Problem description: Give back the full listing, character for character, with no pictures.

Input material:
— START —

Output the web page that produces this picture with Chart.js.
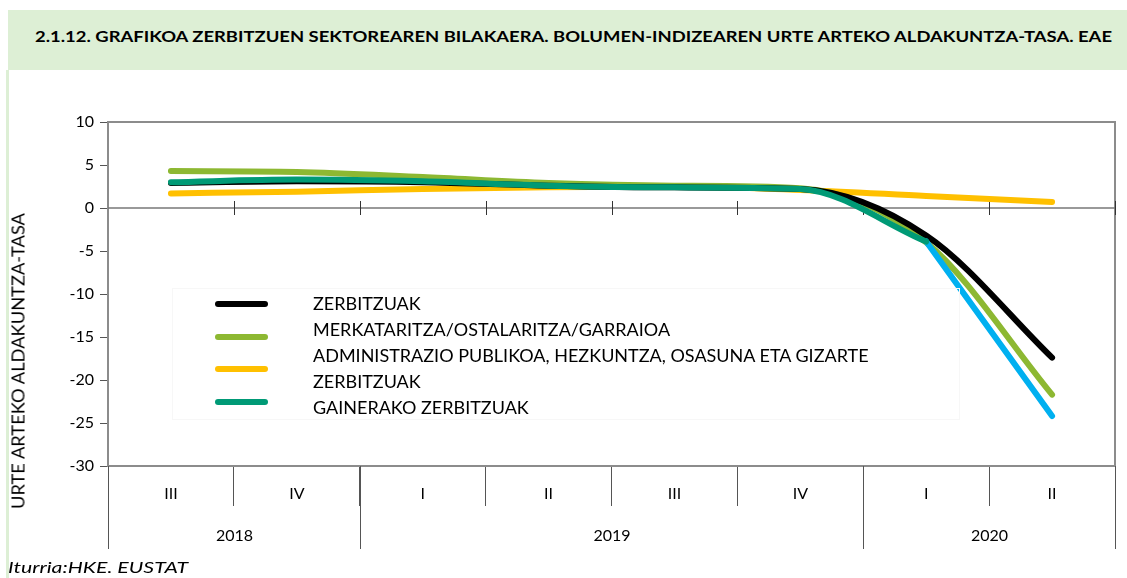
<!DOCTYPE html>
<html>
<head>
<meta charset="utf-8">
<script src="https://cdn.jsdelivr.net/npm/chart.js@4.4.1/dist/chart.umd.min.js"></script>
<style>
  body { margin: 0; width: 1127px; height: 578px; position: relative; overflow: hidden; background: #fff; font-family: Lato, sans-serif; }
  #head { position: absolute; left: 8px; top: 10px; width: 1119px; height: 60px; background: #ddefd5; }
  #head span { position: absolute; left: 27px; top: 17px; font-weight: bold; font-size: 15px; color: #000; white-space: nowrap; transform-origin: left center; }
  #side { position: absolute; left: 6px; top: 70px; width: 3px; height: 508px; background: #ddefd5; }
  #chart { position: absolute; left: 0; top: 0; }
  #ytitle { position: absolute; left: 18px; top: 361px; white-space: nowrap; font-size: 17px; color: #000; }
  #source { position: absolute; left: 8px; top: 558px; font-style: italic; font-size: 15px; color: #000; white-space: nowrap; transform-origin: left center; }
  #legend { position: absolute; left: 172px; top: 288px; width: 786px; height: 130px; border: 1px solid #f7f7f7; }
  .sample { position: absolute; left: 42px; width: 53px; height: 6px; border-radius: 3px; }
  #legtext { position: absolute; left: 140px; top: 1px; width: 620px; font-size: 18px; line-height: 26px; color: #000; }
</style>
</head>
<body>
<div id="head"><span id="title">2.1.12. GRAFIKOA ZERBITZUEN SEKTOREAREN BILAKAERA. BOLUMEN-INDIZEAREN URTE ARTEKO ALDAKUNTZA-TASA. EAE</span></div>
<div id="side"></div>
<canvas id="chart" width="1127" height="578"></canvas>
<div id="ytitle">URTE ARTEKO ALDAKUNTZA-TASA</div>
<div id="legend"><div id="legtext"></div></div>
<div id="source">Iturria:HKE. EUSTAT</div>
<script>
// Datuak
const quarters = ['III', 'IV', 'I', 'II', 'III', 'IV', 'I', 'II'];
const years = ['2018', '2019', '2020'];
const yearSpans = [2, 4, 2];

const zerbitzuak = [2.9, 3.1, 3.0, 2.6, 2.4, 2.2, -3.2, -17.4];
const merkataritza = [4.3, 4.2, 3.6, 2.9, 2.6, 2.3, -4.0, -21.7];
const administrazioa = [1.7, 1.9, 2.2, 2.4, 2.5, 2.1, 1.4, 0.7];
const gainerakoak = [3.0, 3.3, 3.1, 2.6, 2.4, 2.2, -3.9, null];
const gainerakoakAzkena = [null, null, null, null, null, null, -3.9, -24.2];

const font = 'Lato';

function series(label, data, color, order, legend) {
  return {
    label: label,
    data: data,
    borderColor: color,
    backgroundColor: color,
    borderWidth: 6,
    borderCapStyle: 'round',
    borderJoinStyle: 'round',
    pointRadius: 0,
    cubicInterpolationMode: 'monotone',
    spanGaps: false,
    order: order,
    inLegend: legend
  };
}

const datasets = [
  series('ZERBITZUAK', zerbitzuak, '#000000', 1, true),
  series('MERKATARITZA/OSTALARITZA/GARRAIOA', merkataritza, '#8db832', 2, true),
  series('ADMINISTRAZIO PUBLIKOA, HEZKUNTZA, OSASUNA ETA GIZARTE ZERBITZUAK', administrazioa, '#ffc000', 3, true),
  series('GAINERAKO ZERBITZUAK', gainerakoak, '#009a76', 0, true),
  series('', gainerakoakAzkena, '#00b0f0', 0, false)
];
datasets[4].cubicInterpolationMode = 'default';
datasets[4].tension = 0;

// stretch a text to the width it has in the picture
function fitWidth(el, target, rotate) {
  const w = el.getBoundingClientRect().width;
  const k = target / w;
  if (rotate) {
    el.style.transform = 'translate(-50%, -50%) rotate(-90deg) scaleX(' + k + ')';
  } else {
    el.style.transform = 'scaleX(' + k + ')';
  }
}
fitWidth(document.getElementById('title'), 1077);
fitWidth(document.getElementById('source'), 180);
fitWidth(document.getElementById('ytitle'), 296, true);

// Custom legend (Excel style)
const legText = document.getElementById('legtext');
const legBox = document.getElementById('legend');
datasets.filter(d => d.inLegend).forEach((d, i) => {
  const t = document.createElement('div');
  t.textContent = d.label;
  legText.appendChild(t);
  const s = document.createElement('div');
  s.className = 'sample';
  s.style.top = (12 + i * 32.5) + 'px';
  s.style.background = d.borderColor;
  legBox.appendChild(s);
});

// Axis decorations: frame, zero line, year grouping
const decor = {
  id: 'decor',
  beforeDatasetsDraw(chart) {
    const { ctx, chartArea: a, scales: { x, y } } = chart;
    ctx.save();
    ctx.strokeStyle = '#8c8c8c';
    ctx.lineWidth = 2;
    ctx.beginPath();
    ctx.moveTo(a.left, a.top);
    ctx.lineTo(a.right, a.top);
    ctx.lineTo(a.right, a.bottom);
    ctx.stroke();

    const y0 = y.getPixelForValue(0);
    const step = x.getPixelForValue(1) - x.getPixelForValue(0);
    ctx.strokeStyle = '#777';
    ctx.lineWidth = 1.5;
    ctx.beginPath();
    ctx.moveTo(a.left, y0);
    ctx.lineTo(a.right, y0);
    ctx.stroke();
    ctx.strokeStyle = '#333';
    ctx.lineWidth = 1;
    for (let i = 1; i <= quarters.length; i++) {
      const bx = Math.round(x.getPixelForValue(i) - step / 2) + 0.5;
      ctx.beginPath();
      ctx.moveTo(bx, y0 - 7);
      ctx.lineTo(bx, y0 + 7);
      ctx.stroke();
    }
    ctx.restore();
  },
  afterDraw(chart) {
    const { ctx, chartArea: a, scales: { x } } = chart;
    const step = x.getPixelForValue(1) - x.getPixelForValue(0);
    const bound = i => Math.round(x.getPixelForValue(i) - step / 2) + 0.5;
    ctx.save();
    ctx.strokeStyle = '#555';
    ctx.lineWidth = 1;
    ctx.fillStyle = '#000';
    ctx.font = '16px ' + font;
    ctx.textAlign = 'center';
    ctx.textBaseline = 'middle';
    let start = 0;
    years.forEach((yr, k) => {
      const x0 = bound(start);
      const x1 = bound(start + yearSpans[k]);
      ctx.beginPath();
      ctx.moveTo(x0, a.bottom);
      ctx.lineTo(x0, a.bottom + 83);
      ctx.stroke();
      if (k === years.length - 1) {
        ctx.beginPath();
        ctx.moveTo(x1, a.bottom);
        ctx.lineTo(x1, a.bottom + 83);
        ctx.stroke();
      }
      ctx.fillText(yr, (x0 + x1) / 2, a.bottom + 70);
      start += yearSpans[k];
    });
    ctx.restore();
  }
};

new Chart(document.getElementById('chart'), {
  type: 'line',
  data: { labels: quarters, datasets: datasets },
  options: {
    responsive: false,
    animation: false,
    layout: { padding: { left: 40, right: 12, top: 122, bottom: 0 } },
    plugins: { legend: { display: false }, tooltip: { enabled: false } },
    scales: {
      x: {
        offset: true,
        grid: { offset: true, drawOnChartArea: false, tickLength: 40, color: '#555', lineWidth: 1 },
        border: { color: '#8c8c8c', width: 2 },
        ticks: { padding: -22, color: '#000', font: { family: font, size: 16 }, maxRotation: 0 },
        afterFit: s => { s.height = 112; }
      },
      y: {
        min: -30,
        max: 10,
        ticks: { stepSize: 5, color: '#000', font: { family: font, size: 16 }, padding: 6 },
        grid: { drawOnChartArea: false, tickLength: 8, color: '#555', lineWidth: 1 },
        border: { color: '#8c8c8c', width: 2 },
        afterFit: s => { s.width = 68; }
      }
    }
  },
  plugins: [decor]
});
</script>
</body>
</html>
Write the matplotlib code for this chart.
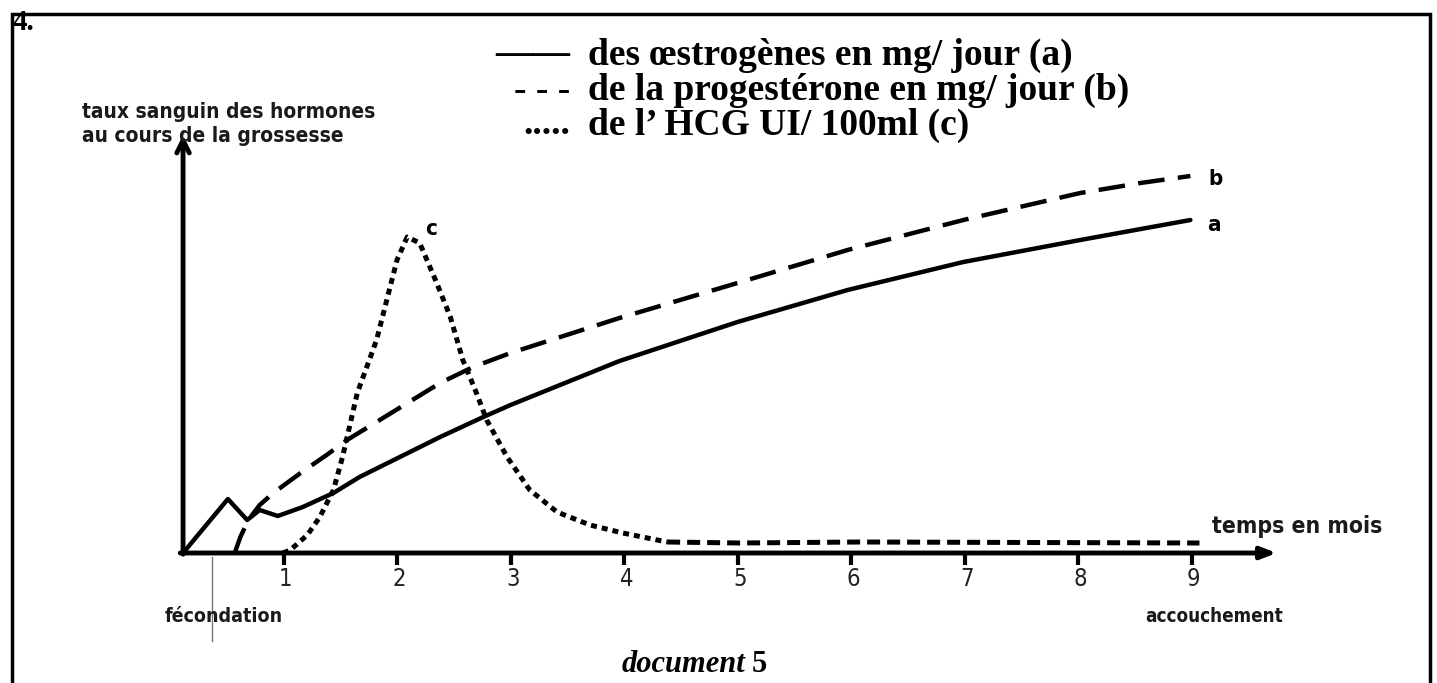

— END —

Completed task:
Output the web page that produces this picture with Chart.js.
<!DOCTYPE html>
<html>
<head>
<meta charset="utf-8">
<script src="https://cdn.jsdelivr.net/npm/chart.js@4.4.1/dist/chart.umd.min.js"></script>
<style>
  body { margin: 0; width: 1127px; height: 578px; position: relative; overflow: hidden; background: #fff; font-family: Lato, sans-serif; }
  #head { position: absolute; left: 8px; top: 10px; width: 1119px; height: 60px; background: #ddefd5; }
  #head span { position: absolute; left: 27px; top: 17px; font-weight: bold; font-size: 15px; color: #000; white-space: nowrap; transform-origin: left center; }
  #side { position: absolute; left: 6px; top: 70px; width: 3px; height: 508px; background: #ddefd5; }
  #chart { position: absolute; left: 0; top: 0; }
  #ytitle { position: absolute; left: 18px; top: 361px; white-space: nowrap; font-size: 17px; color: #000; }
  #source { position: absolute; left: 8px; top: 558px; font-style: italic; font-size: 15px; color: #000; white-space: nowrap; transform-origin: left center; }
  #legend { position: absolute; left: 172px; top: 288px; width: 786px; height: 130px; border: 1px solid #f7f7f7; }
  .sample { position: absolute; left: 42px; width: 53px; height: 6px; border-radius: 3px; }
  #legtext { position: absolute; left: 140px; top: 1px; width: 620px; font-size: 18px; line-height: 26px; color: #000; }
</style>
</head>
<body>
<div id="head"><span id="title">2.1.12. GRAFIKOA ZERBITZUEN SEKTOREAREN BILAKAERA. BOLUMEN-INDIZEAREN URTE ARTEKO ALDAKUNTZA-TASA. EAE</span></div>
<div id="side"></div>
<canvas id="chart" width="1127" height="578"></canvas>
<div id="ytitle">URTE ARTEKO ALDAKUNTZA-TASA</div>
<div id="legend"><div id="legtext"></div></div>
<div id="source">Iturria:HKE. EUSTAT</div>
<script>
// Datuak
const quarters = ['III', 'IV', 'I', 'II', 'III', 'IV', 'I', 'II'];
const years = ['2018', '2019', '2020'];
const yearSpans = [2, 4, 2];

const zerbitzuak = [2.9, 3.1, 3.0, 2.6, 2.4, 2.2, -3.2, -17.4];
const merkataritza = [4.3, 4.2, 3.6, 2.9, 2.6, 2.3, -4.0, -21.7];
const administrazioa = [1.7, 1.9, 2.2, 2.4, 2.5, 2.1, 1.4, 0.7];
const gainerakoak = [3.0, 3.3, 3.1, 2.6, 2.4, 2.2, -3.9, null];
const gainerakoakAzkena = [null, null, null, null, null, null, -3.9, -24.2];

const font = 'Lato';

function series(label, data, color, order, legend) {
  return {
    label: label,
    data: data,
    borderColor: color,
    backgroundColor: color,
    borderWidth: 6,
    borderCapStyle: 'round',
    borderJoinStyle: 'round',
    pointRadius: 0,
    cubicInterpolationMode: 'monotone',
    spanGaps: false,
    order: order,
    inLegend: legend
  };
}

const datasets = [
  series('ZERBITZUAK', zerbitzuak, '#000000', 1, true),
  series('MERKATARITZA/OSTALARITZA/GARRAIOA', merkataritza, '#8db832', 2, true),
  series('ADMINISTRAZIO PUBLIKOA, HEZKUNTZA, OSASUNA ETA GIZARTE ZERBITZUAK', administrazioa, '#ffc000', 3, true),
  series('GAINERAKO ZERBITZUAK', gainerakoak, '#009a76', 0, true),
  series('', gainerakoakAzkena, '#00b0f0', 0, false)
];
datasets[4].cubicInterpolationMode = 'default';
datasets[4].tension = 0;

// stretch a text to the width it has in the picture
function fitWidth(el, target, rotate) {
  const w = el.getBoundingClientRect().width;
  const k = target / w;
  if (rotate) {
    el.style.transform = 'translate(-50%, -50%) rotate(-90deg) scaleX(' + k + ')';
  } else {
    el.style.transform = 'scaleX(' + k + ')';
  }
}
fitWidth(document.getElementById('title'), 1077);
fitWidth(document.getElementById('source'), 180);
fitWidth(document.getElementById('ytitle'), 296, true);

// Custom legend (Excel style)
const legText = document.getElementById('legtext');
const legBox = document.getElementById('legend');
datasets.filter(d => d.inLegend).forEach((d, i) => {
  const t = document.createElement('div');
  t.textContent = d.label;
  legText.appendChild(t);
  const s = document.createElement('div');
  s.className = 'sample';
  s.style.top = (12 + i * 32.5) + 'px';
  s.style.background = d.borderColor;
  legBox.appendChild(s);
});

// Axis decorations: frame, zero line, year grouping
const decor = {
  id: 'decor',
  beforeDatasetsDraw(chart) {
    const { ctx, chartArea: a, scales: { x, y } } = chart;
    ctx.save();
    ctx.strokeStyle = '#8c8c8c';
    ctx.lineWidth = 2;
    ctx.beginPath();
    ctx.moveTo(a.left, a.top);
    ctx.lineTo(a.right, a.top);
    ctx.lineTo(a.right, a.bottom);
    ctx.stroke();

    const y0 = y.getPixelForValue(0);
    const step = x.getPixelForValue(1) - x.getPixelForValue(0);
    ctx.strokeStyle = '#777';
    ctx.lineWidth = 1.5;
    ctx.beginPath();
    ctx.moveTo(a.left, y0);
    ctx.lineTo(a.right, y0);
    ctx.stroke();
    ctx.strokeStyle = '#333';
    ctx.lineWidth = 1;
    for (let i = 1; i <= quarters.length; i++) {
      const bx = Math.round(x.getPixelForValue(i) - step / 2) + 0.5;
      ctx.beginPath();
      ctx.moveTo(bx, y0 - 7);
      ctx.lineTo(bx, y0 + 7);
      ctx.stroke();
    }
    ctx.restore();
  },
  afterDraw(chart) {
    const { ctx, chartArea: a, scales: { x } } = chart;
    const step = x.getPixelForValue(1) - x.getPixelForValue(0);
    const bound = i => Math.round(x.getPixelForValue(i) - step / 2) + 0.5;
    ctx.save();
    ctx.strokeStyle = '#555';
    ctx.lineWidth = 1;
    ctx.fillStyle = '#000';
    ctx.font = '16px ' + font;
    ctx.textAlign = 'center';
    ctx.textBaseline = 'middle';
    let start = 0;
    years.forEach((yr, k) => {
      const x0 = bound(start);
      const x1 = bound(start + yearSpans[k]);
      ctx.beginPath();
      ctx.moveTo(x0, a.bottom);
      ctx.lineTo(x0, a.bottom + 83);
      ctx.stroke();
      if (k === years.length - 1) {
        ctx.beginPath();
        ctx.moveTo(x1, a.bottom);
        ctx.lineTo(x1, a.bottom + 83);
        ctx.stroke();
      }
      ctx.fillText(yr, (x0 + x1) / 2, a.bottom + 70);
      start += yearSpans[k];
    });
    ctx.restore();
  }
};

new Chart(document.getElementById('chart'), {
  type: 'line',
  data: { labels: quarters, datasets: datasets },
  options: {
    responsive: false,
    animation: false,
    layout: { padding: { left: 40, right: 12, top: 122, bottom: 0 } },
    plugins: { legend: { display: false }, tooltip: { enabled: false } },
    scales: {
      x: {
        offset: true,
        grid: { offset: true, drawOnChartArea: false, tickLength: 40, color: '#555', lineWidth: 1 },
        border: { color: '#8c8c8c', width: 2 },
        ticks: { padding: -22, color: '#000', font: { family: font, size: 16 }, maxRotation: 0 },
        afterFit: s => { s.height = 112; }
      },
      y: {
        min: -30,
        max: 10,
        ticks: { stepSize: 5, color: '#000', font: { family: font, size: 16 }, padding: 6 },
        grid: { drawOnChartArea: false, tickLength: 8, color: '#555', lineWidth: 1 },
        border: { color: '#8c8c8c', width: 2 },
        afterFit: s => { s.width = 68; }
      }
    }
  },
  plugins: [decor]
});
</script>
</body>
</html>
Write the matplotlib code for this chart.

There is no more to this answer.